Defending My Enemy se tornou um texto fundamental quando do seu lançamento, em 1979. “Há nas ações de Neier uma coragem e uma determinação forjadas na condição de refugiado, como o foram também Raphael Lemkin e Fritz Bauer. Em seu legado encontramos disciplina, obediência, inteligência e humanismo, e sobretudo uma maneira de inovar e pôr em prática os paradigmas de liberdade que os direitos humanos representam. Para Neier, defender o direito à liberdade de expressão do partida nazista dos Estados Unidos representou a responsabilidade de estar à altura dos ideais da democracia e do Estado de direito”, afirma Joaquín González, codiretor do Instituto Berg.

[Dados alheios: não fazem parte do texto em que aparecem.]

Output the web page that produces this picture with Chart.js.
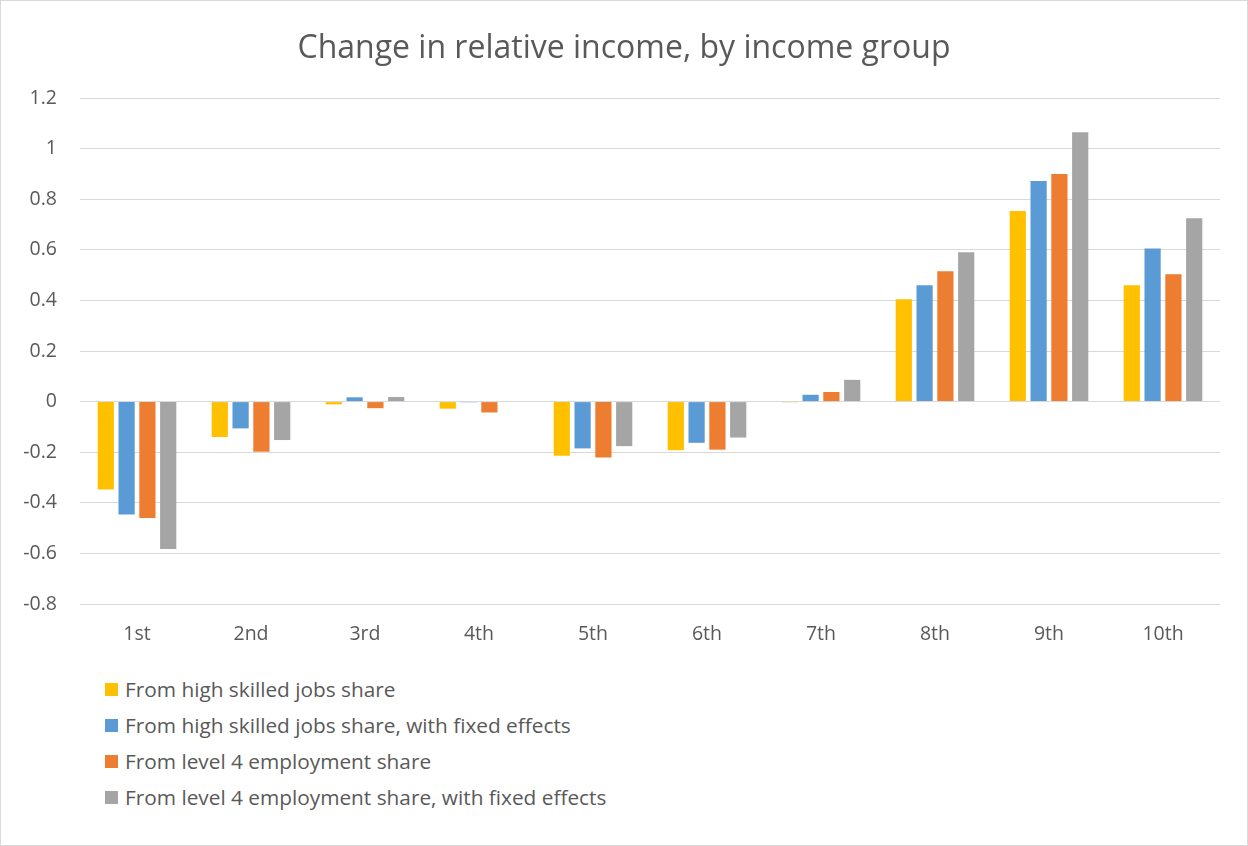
<!DOCTYPE html>
<html>
<head>
<meta charset="utf-8">
<script src="https://cdn.jsdelivr.net/npm/chart.js@4"></script>
<style>
  html, body { margin: 0; padding: 0; background: #fff; }
  #wrap { position: relative; width: 1246px; height: 844px; border: 1px solid #d9d9d9; background: #fff; overflow: hidden; }
  #cv { position: absolute; left: -1px; top: -1px; }
  #title { position: absolute; left: 0; top: 26px; width: 1246px; text-align: center; font-family: "Open Sans", sans-serif; font-size: 32px; line-height: 38px; color: #595959; white-space: nowrap; }
  #legend { position: absolute; left: 104px; top: 670px; font-family: "Open Sans", sans-serif; font-size: 20.8px; color: #595959; }
  .item { height: 36px; display: flex; align-items: center; }
  .sw { width: 13px; height: 13px; margin-right: 7px; }
</style>
</head>
<body>
<div id="wrap">
  <canvas id="cv" width="1248" height="660"></canvas>
  <div id="title"></div>
  <div id="legend"></div>
</div>
<script>
const chartTitle = "Change in relative income, by income group";
const categories = ["1st", "2nd", "3rd", "4th", "5th", "6th", "7th", "8th", "9th", "10th"];
const seriesNames = [
  "From high skilled jobs share",
  "From high skilled jobs share, with fixed effects",
  "From level 4 employment share",
  "From level 4 employment share, with fixed effects"
];
const highSkilled      = [-0.347, -0.140, -0.011, -0.028, -0.214, -0.192, -0.003, 0.405, 0.753, 0.460];
const highSkilledFE    = [-0.446, -0.106,  0.017, -0.003, -0.185, -0.163,  0.027, 0.460, 0.872, 0.605];
const level4           = [-0.460, -0.198, -0.026, -0.043, -0.221, -0.190,  0.038, 0.515, 0.900, 0.503];
const level4FE         = [-0.583, -0.152,  0.018, -0.002, -0.176, -0.142,  0.086, 0.590, 1.065, 0.725];
const yTicks = [-0.8, -0.6, -0.4, -0.2, 0, 0.2, 0.4, 0.6, 0.8, 1, 1.2];
const colors = ["#FFC000", "#5B9BD5", "#ED7D31", "#A5A5A5"];

const FONT = "'Open Sans', sans-serif";
const allSeries = [highSkilled, highSkilledFE, level4, level4FE];

document.getElementById("title").textContent = chartTitle;

const chart = new Chart(document.getElementById("cv"), {
  type: "bar",
  data: {
    labels: categories,
    datasets: allSeries.map((d, i) => ({
      label: seriesNames[i],
      data: d,
      backgroundColor: colors[i],
      borderWidth: 0,
      categoryPercentage: 0.73,
      barPercentage: 0.78
    }))
  },
  options: {
    responsive: false,
    animation: false,
    layout: { padding: { left: 0, right: 28, top: 98, bottom: 0 } },
    plugins: {
      legend: { display: false },
      tooltip: { enabled: false },
      title: { display: false }
    },
    scales: {
      x: {
        grid: { display: false, drawTicks: false },
        border: { display: false },
        ticks: { color: "#595959", font: { family: FONT, size: 19.5 }, padding: 19 },
        afterFit: (s) => { s.height = 56; }
      },
      y: {
        min: -0.8,
        max: 1.2,
        afterBuildTicks: (s) => { s.ticks = yTicks.map(v => ({ value: v })); },
        grid: { color: "#d9d9d9", drawTicks: false, lineWidth: 1 },
        border: { display: false },
        ticks: {
          color: "#595959",
          font: { family: FONT, size: 19.5 },
          padding: 23,
          callback: (v) => String(Math.round(v * 10) / 10)
        },
        afterFit: (s) => { s.width = 80; }
      }
    }
  }
});

const lg = document.getElementById("legend");
seriesNames.forEach((n, i) => {
  const it = document.createElement("div");
  it.className = "item";
  const sw = document.createElement("span");
  sw.className = "sw";
  sw.style.background = colors[i];
  const tx = document.createElement("span");
  tx.textContent = n;
  it.appendChild(sw); it.appendChild(tx);
  lg.appendChild(it);
});
</script>
</body>
</html>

Em 9 de julho de 1978, depois de 16 meses de polêmicas e batalhas judiciais, um punhado de nazistas se manifestou no parque de Marquette (Chicago). Era o lugar habitual para a apresentação de sua parafernália, e preferiam ficar por lá a ir até Skokie, uma localidade menor, e que só usaram para se fazerem notar depois que um juiz de primeira instância os proibiu de se concentrarem no Marquette. Depois, o movimento seguiu na indigência intelectual e voltou para a escuridão social, o maior triunfo para Neier e os defensores radicais da liberdade do inimigo.